From the listing, collect all lines containing the word "this".

▶ **EXTRACTED DATA**
>>>

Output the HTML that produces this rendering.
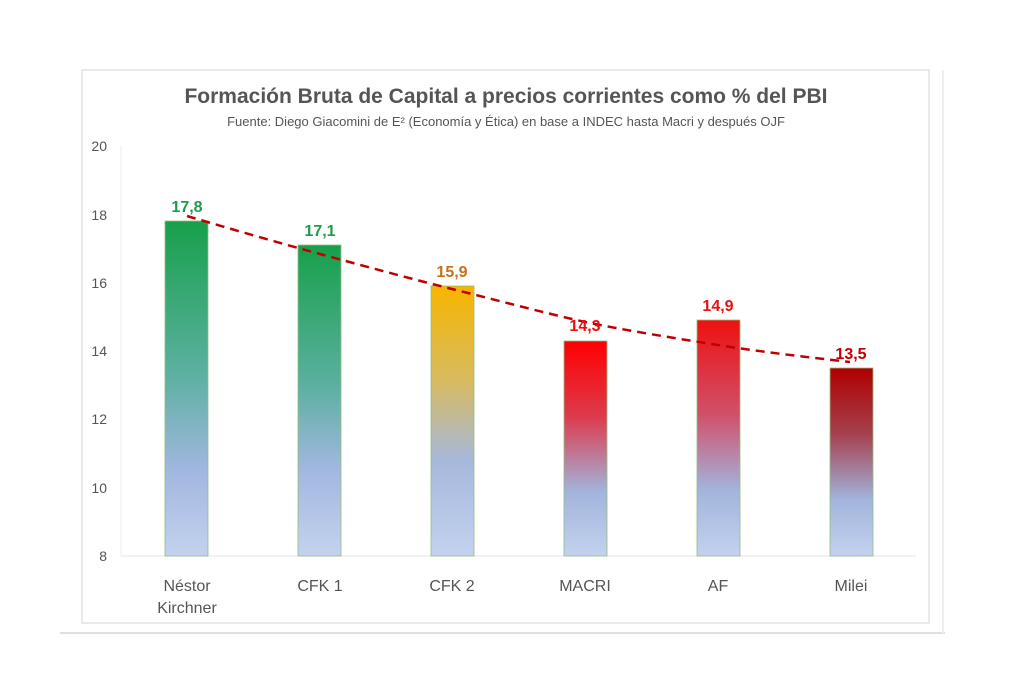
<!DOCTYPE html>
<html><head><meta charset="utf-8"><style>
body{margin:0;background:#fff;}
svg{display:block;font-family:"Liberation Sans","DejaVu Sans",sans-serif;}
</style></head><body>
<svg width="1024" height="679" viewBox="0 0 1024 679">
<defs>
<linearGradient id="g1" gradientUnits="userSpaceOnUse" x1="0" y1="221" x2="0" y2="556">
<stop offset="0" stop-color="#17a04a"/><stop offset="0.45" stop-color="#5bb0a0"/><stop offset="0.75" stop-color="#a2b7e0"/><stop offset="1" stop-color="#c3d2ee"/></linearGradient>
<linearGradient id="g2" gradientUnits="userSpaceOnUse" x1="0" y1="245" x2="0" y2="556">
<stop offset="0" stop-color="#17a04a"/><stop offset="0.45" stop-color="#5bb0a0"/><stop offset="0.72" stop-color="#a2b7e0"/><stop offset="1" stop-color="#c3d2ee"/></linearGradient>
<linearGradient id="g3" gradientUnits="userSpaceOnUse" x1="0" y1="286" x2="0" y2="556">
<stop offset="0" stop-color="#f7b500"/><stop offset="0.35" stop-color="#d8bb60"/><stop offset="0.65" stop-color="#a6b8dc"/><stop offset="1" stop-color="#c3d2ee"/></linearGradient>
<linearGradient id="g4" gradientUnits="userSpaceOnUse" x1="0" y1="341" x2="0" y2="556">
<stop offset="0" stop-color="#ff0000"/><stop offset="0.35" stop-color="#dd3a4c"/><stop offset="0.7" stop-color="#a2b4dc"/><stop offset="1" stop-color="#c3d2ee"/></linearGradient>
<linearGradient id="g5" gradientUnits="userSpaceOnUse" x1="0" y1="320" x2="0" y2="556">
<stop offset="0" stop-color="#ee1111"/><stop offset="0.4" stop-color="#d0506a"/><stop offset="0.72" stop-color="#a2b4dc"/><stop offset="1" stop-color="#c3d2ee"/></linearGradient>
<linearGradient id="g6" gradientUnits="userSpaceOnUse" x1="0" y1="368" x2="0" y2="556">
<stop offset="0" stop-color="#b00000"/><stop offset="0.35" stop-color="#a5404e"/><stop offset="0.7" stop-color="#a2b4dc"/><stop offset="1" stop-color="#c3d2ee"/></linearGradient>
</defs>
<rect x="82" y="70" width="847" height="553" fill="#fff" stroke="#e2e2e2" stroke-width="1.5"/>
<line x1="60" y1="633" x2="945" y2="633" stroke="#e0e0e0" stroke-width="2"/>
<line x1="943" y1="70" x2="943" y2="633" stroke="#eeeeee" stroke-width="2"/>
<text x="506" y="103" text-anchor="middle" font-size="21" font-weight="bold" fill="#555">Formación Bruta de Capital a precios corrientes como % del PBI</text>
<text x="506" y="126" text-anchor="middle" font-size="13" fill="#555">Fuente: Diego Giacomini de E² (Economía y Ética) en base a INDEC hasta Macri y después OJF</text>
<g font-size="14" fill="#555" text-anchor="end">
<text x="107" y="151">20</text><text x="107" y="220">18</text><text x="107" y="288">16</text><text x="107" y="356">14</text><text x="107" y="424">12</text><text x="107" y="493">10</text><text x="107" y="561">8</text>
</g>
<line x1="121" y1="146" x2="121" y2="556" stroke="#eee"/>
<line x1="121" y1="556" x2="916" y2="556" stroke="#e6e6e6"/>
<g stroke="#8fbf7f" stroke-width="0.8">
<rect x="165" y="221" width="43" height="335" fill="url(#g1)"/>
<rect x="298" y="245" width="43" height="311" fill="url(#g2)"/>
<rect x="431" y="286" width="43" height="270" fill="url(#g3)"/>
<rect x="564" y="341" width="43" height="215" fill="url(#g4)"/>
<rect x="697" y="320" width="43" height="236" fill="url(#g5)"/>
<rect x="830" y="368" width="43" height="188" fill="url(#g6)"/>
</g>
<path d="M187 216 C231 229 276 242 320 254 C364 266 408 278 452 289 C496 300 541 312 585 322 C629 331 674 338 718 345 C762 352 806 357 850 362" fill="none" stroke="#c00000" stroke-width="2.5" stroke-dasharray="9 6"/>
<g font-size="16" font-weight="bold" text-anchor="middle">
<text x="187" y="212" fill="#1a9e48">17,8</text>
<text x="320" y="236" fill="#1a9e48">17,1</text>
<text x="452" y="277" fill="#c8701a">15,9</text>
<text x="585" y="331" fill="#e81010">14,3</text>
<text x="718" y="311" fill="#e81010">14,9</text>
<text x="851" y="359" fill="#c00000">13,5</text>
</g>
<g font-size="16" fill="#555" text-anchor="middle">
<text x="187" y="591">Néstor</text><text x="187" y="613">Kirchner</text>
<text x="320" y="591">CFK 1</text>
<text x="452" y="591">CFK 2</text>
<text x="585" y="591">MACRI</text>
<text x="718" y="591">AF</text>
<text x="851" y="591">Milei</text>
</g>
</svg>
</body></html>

<<<
>>>

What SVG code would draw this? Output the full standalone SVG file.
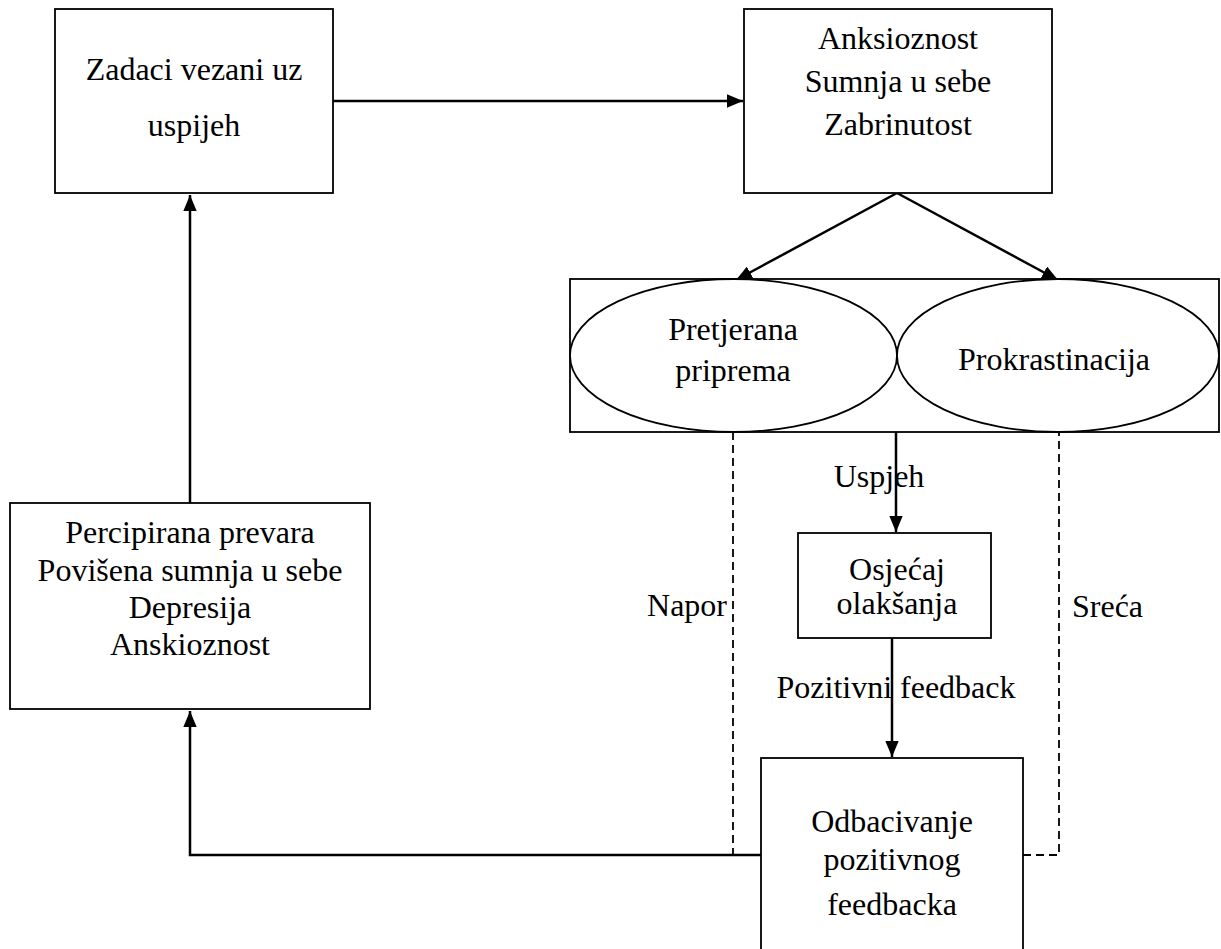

<<<

▶ **FINAL ANSWER**
Output the HTML that produces this rendering.
What SVG code would draw this? Output the full standalone SVG file.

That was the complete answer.